Reflecting on this state of affairs, it seems to me that we lack a strong methodology for studying innate KSA. There are at least three difficulties. First, innate KSA can take many forms. It can be encoded in the procedural structure of an algorithm, in the data structures of a system, or in explicit declarative knowledge (logical or probabilistic). We have difficulty determining whether two different systems implement the same KSA. For example, by using stochastic gradient descent, recent work (https://arxiv.org/abs/1709.01953; https://arxiv.org/abs/1710.10345), suggests that we are implicitly biasing the search to find flat minima (which are known to have superior generalization properties). Second, our notion of “experience” in machine learning tends to be narrow and homogeneous. In supervised learning, we typically assume fixed-length feature vectors (or fixed-dimension images). In reinforcement learning, we similarly assume a fixed structure of the state (as a fixed-dimension object) and the reward, as well as assuming the Markov property. Third, our models of decision making agents are very coarse-grained. We can either study single-agent Markov decision processes (MDPs), single-agent Partially-observable MDPs, or multi-agent stochastic games. Single-agent models are clearly inadequate for modeling social interaction, but stochastic games are so general that it is difficult to find efficient algorithms for learning and problem solving.
An additional complication is that researchers in AI are not all trying to build human-like cognitive systems. In almost every case, AI researchers seek to create systems that have some super-human capabilities. For example, the web search engines are AI systems whose memory and computation speed vastly exceed those of humans, yet their understanding of our written or spoken queries is frequently wrong. Some researchers seek to build theorem proving systems for proving theorems in mathematics or theorems about the correctness of computer programs. To the extent that these systems incorporate learning, the same question of innate KSA arises, but because the tasks differ greatly from those of any biological system, the “transfer from biology” methodology cannot be applied.
To make progress, we need to overcome these methodological challenges. I admire the effort of Deepmind to create a single system that can learn to perform a variety of tasks. I’m also encouraged by systems that aim at “life long learning” in which they must learn to perform a sequence of tasks (without forgetting how to perform the earlier ones). Perhaps by increasing the variety and complexity of these tasks, we can learn more about the required innate KSA.
However, I’m concerned that the whole concept of “tasks” is misguided.

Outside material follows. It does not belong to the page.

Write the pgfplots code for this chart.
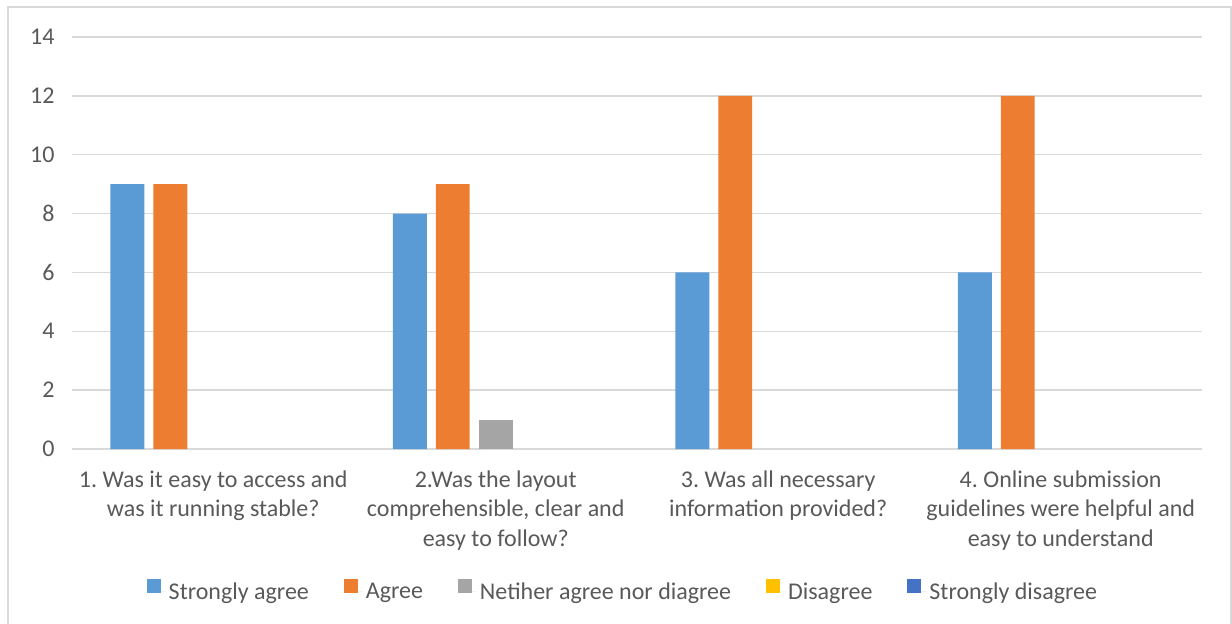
\documentclass[border=0pt]{standalone}
\usepackage{pgfplots}
\pgfplotsset{compat=1.18}
\usepackage{fontspec}
\setmainfont{Carlito}
\frenchspacing
\definecolor{cSA}{HTML}{5B9BD5}
\definecolor{cA}{HTML}{ED7D31}
\definecolor{cN}{HTML}{A5A5A5}
\definecolor{cD}{HTML}{FFC000}
\definecolor{cSD}{HTML}{4472C4}
\definecolor{txt}{HTML}{595959}
\definecolor{grd}{HTML}{D9D9D9}
\begin{document}
\begin{tikzpicture}[x=1pt,y=1pt]
\useasboundingbox (0,0) rectangle (1232,624);
\draw[grd, line width=2pt] (8,0) -- (8,617) -- (1231,617) -- (1231,0);
\begin{axis}[
  at={(72pt,175pt)}, anchor=south west,
  scale only axis, width=1130pt, height=412pt,
  xmin=-0.5, xmax=3.5, ymin=0, ymax=14,
  ytick={0,2,...,14},
  xtick={0,1,2,3},
  xticklabels={{1. Was it easy to access and\\was it running stable?},
               {2.Was the layout\\comprehensible, clear and\\easy to follow?},
               {3. Was all necessary\\information provided?},
               {4. Online submission\\guidelines were helpful and\\easy to understand}},
  axis line style={draw=none},
  major tick length=0pt,
  ymajorgrids,
  grid style={grd, line width=1.3pt},
  /pgf/number format/assume math mode=true,
  ticklabel style={font=\fontsize{24}{29.5}\selectfont, text=txt},
  xticklabel style={align=center, anchor=north, yshift=-18pt},
  yticklabel style={anchor=east, xshift=-14pt},
  ybar, bar width=0.12,
  legend columns=5,
  legend style={draw=none, fill=none, at={(0.488,-0.345)}, anchor=center,
    font=\fontsize{24}{29.5}\selectfont, text=txt,
    /tikz/every even column/.append style={column sep=32pt},
    nodes={inner sep=3pt}},
  legend image code/.code={\fill[#1] (0pt,-1pt) rectangle (14pt,13pt);
                           \path (0pt,0pt) -- (19pt,0pt);},
]
\addplot[fill=cSA, draw=none, bar shift=-0.304] coordinates {(0,9) (1,8) (2,6) (3,6)};
\addlegendentry{Strongly agree}
\addplot[fill=cA, draw=none, bar shift=-0.152] coordinates {(0,9) (1,9) (2,12) (3,12)};
\addlegendentry{Agree}
\addplot[fill=cN, draw=none, bar shift=0] coordinates {(1,1)};
\addlegendentry{Netiher agree nor diagree}
\addlegendimage{fill=cD, draw=none}
\addlegendentry{Disagree}
\addlegendimage{fill=cSD, draw=none}
\addlegendentry{Strongly disagree}
\end{axis}
\end{tikzpicture}
\end{document}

AI research typically views intelligent behavior as consisting of behavior on a set of well-defined tasks (an approach I call “taskism”). In contrast, human experience is not segmented into a set of distinct tasks. Instead, a human agent can be viewed as simultaneously performing many different tasks. Anyone who has carried out psychological experiments is painfully aware of this and works very hard to isolate the experimental task from the surrounding context. Our challenge in AI is the reverse: How do we move from isolated artificial tasks to tasks embedded in the complex context of everyday life?